Is it better to buy a phone without a plan?
If you can afford the upfront cost, it’s ultimately better to buy a phone outright. Your monthly bill payments will be lower, you’ll have no contractual commitments, and you’ll have an easier time switching carriers, if desired.
Is it better to pay monthly for a phone?
If you can’t afford the upfront cost, you might benefit from financing a new phone. You get the phone you want immediately, with little to no upfront cost, and monthly payments may be easier than a larger initial investment.
Will I save money if I finance a cell phone?
Usually, financing a phone means the cost of the phone is divided across the length of your contract. You end up paying the same amount as if you'd paid upfront, it's just spread out over a longer period of time.
What are the disadvantages of pay-as-you-go phones?

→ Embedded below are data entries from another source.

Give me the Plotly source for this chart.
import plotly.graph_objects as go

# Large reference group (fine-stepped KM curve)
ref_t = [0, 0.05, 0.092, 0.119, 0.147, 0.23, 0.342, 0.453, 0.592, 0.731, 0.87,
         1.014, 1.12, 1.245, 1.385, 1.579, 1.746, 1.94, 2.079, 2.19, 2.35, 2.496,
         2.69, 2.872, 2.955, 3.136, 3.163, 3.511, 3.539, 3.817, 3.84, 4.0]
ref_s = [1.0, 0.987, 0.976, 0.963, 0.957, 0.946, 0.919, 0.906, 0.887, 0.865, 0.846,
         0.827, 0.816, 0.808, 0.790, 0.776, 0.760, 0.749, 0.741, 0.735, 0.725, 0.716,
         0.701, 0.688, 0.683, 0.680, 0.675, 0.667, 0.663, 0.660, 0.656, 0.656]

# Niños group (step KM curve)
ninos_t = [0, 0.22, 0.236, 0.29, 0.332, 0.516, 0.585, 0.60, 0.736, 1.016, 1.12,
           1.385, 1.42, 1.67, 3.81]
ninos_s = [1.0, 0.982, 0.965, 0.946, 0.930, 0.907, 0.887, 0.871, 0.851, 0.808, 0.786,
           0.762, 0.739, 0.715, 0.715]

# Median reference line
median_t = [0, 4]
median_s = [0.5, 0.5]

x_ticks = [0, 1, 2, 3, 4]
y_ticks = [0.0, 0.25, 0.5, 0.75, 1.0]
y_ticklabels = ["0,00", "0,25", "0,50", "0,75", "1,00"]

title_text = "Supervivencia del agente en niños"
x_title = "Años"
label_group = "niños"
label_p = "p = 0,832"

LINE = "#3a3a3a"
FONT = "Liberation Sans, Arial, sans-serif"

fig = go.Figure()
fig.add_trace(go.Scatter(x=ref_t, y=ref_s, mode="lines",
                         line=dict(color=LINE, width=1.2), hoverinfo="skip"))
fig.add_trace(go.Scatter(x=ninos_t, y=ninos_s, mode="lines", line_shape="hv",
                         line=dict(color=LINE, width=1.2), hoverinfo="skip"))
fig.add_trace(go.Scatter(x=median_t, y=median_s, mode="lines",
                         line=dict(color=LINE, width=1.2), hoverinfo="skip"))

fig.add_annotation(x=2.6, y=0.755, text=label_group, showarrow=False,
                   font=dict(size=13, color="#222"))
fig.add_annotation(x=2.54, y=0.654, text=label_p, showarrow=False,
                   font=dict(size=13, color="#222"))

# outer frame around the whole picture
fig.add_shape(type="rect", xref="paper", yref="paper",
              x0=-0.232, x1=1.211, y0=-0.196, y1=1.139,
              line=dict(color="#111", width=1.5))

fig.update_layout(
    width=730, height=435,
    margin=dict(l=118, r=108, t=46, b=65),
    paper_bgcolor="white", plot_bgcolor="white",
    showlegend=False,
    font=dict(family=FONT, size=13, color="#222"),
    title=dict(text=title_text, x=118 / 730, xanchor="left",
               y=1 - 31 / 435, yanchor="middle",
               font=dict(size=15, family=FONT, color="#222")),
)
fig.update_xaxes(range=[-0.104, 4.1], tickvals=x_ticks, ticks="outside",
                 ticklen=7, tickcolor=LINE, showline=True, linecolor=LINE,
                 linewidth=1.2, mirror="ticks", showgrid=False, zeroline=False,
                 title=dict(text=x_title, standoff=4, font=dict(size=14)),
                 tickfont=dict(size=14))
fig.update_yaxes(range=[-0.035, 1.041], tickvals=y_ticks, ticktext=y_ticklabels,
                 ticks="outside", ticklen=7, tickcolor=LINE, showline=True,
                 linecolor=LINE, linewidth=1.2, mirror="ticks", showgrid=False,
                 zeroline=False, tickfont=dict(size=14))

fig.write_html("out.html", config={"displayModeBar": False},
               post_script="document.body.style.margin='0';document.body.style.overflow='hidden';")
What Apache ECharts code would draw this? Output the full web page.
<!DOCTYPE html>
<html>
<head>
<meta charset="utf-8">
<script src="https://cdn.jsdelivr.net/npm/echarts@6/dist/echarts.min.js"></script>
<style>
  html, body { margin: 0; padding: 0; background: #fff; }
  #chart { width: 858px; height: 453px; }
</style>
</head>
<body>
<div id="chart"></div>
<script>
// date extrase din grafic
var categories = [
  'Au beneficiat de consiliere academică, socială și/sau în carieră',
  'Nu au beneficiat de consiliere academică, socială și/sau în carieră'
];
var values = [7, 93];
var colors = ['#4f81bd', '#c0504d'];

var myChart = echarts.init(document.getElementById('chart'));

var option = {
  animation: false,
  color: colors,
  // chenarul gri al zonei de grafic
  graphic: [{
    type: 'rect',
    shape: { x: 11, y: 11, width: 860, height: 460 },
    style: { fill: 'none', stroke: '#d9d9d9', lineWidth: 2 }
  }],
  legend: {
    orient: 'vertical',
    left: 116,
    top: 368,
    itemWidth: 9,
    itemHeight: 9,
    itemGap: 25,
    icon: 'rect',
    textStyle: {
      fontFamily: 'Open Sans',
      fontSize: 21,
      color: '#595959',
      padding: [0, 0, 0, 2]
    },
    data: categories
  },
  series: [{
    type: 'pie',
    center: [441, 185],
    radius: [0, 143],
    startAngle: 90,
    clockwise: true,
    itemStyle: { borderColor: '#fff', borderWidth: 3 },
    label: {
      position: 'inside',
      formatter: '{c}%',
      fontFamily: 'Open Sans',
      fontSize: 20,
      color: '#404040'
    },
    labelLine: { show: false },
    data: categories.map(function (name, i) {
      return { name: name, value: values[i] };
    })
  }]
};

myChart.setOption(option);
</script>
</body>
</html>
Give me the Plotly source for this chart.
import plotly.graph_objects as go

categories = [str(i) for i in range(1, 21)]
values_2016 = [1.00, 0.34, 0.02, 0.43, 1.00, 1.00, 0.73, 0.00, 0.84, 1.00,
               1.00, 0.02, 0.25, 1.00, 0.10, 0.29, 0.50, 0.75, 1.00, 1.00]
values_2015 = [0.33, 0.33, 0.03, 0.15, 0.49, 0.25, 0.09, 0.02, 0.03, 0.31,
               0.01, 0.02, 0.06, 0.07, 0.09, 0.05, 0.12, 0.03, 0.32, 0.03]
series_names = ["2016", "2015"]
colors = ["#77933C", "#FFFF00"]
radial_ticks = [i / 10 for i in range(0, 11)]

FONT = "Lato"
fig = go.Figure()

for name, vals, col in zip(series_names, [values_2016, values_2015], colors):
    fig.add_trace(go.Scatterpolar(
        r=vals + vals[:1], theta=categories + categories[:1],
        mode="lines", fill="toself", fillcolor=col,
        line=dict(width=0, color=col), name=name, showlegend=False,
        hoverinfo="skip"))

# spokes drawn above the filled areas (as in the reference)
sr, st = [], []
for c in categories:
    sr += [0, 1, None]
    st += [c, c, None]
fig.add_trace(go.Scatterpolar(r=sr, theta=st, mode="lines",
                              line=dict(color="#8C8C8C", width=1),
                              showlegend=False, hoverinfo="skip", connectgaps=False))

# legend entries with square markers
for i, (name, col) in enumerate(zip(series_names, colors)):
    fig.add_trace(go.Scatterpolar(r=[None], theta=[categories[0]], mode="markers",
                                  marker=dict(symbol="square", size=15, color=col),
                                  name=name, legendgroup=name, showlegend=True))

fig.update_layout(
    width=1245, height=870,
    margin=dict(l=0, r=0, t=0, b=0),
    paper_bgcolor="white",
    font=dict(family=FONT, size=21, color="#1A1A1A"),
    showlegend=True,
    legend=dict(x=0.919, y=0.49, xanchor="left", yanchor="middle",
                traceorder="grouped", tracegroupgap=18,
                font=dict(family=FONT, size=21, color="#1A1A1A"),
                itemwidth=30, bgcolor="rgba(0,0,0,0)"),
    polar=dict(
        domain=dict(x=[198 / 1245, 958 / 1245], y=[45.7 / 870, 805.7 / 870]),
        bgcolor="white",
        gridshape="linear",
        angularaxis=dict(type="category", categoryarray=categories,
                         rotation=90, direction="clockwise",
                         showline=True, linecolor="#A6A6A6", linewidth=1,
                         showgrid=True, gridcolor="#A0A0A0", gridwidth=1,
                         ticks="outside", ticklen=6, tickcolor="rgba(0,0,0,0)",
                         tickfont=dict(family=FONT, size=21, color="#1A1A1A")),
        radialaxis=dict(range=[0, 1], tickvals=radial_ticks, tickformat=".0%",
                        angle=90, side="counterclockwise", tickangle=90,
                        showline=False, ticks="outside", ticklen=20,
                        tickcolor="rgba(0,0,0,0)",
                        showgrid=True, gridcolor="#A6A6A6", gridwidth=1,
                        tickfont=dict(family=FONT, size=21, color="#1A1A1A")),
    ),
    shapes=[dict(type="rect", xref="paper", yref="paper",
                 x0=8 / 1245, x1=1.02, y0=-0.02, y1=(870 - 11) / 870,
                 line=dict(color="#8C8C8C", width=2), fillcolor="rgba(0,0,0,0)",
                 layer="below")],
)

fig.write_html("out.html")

Because you pay upfront for your usage with pay-as-you-go plans, you’ll have to monitor your usage carefully to avoid an interruption to service. Pay-as-you-go plans don’t report payments to credit bureaus, either, so your payments won’t improve your credit history.
What are the reasons I should buy a phone outright?
One benefit is that with a single transaction, the phone is yours. While buying outright isn't guaranteed to save you money, it does promote smart spending behaviour, lowers your monthly bills, and you don’t have to commit to a contract.
How can I save money when buying a cell phone?
One way that buying a cell phone outright can save you money is when you buy a used cell phone. This can cut your costs in half and can be a great option for your budget.
Does financing a cell phone build credit?
Financing a new phone can help you build credit, but only because it's part of your regular cell phone bill. So while it's not the actual financing that helps build your credit, paying that bill on time will definitely help.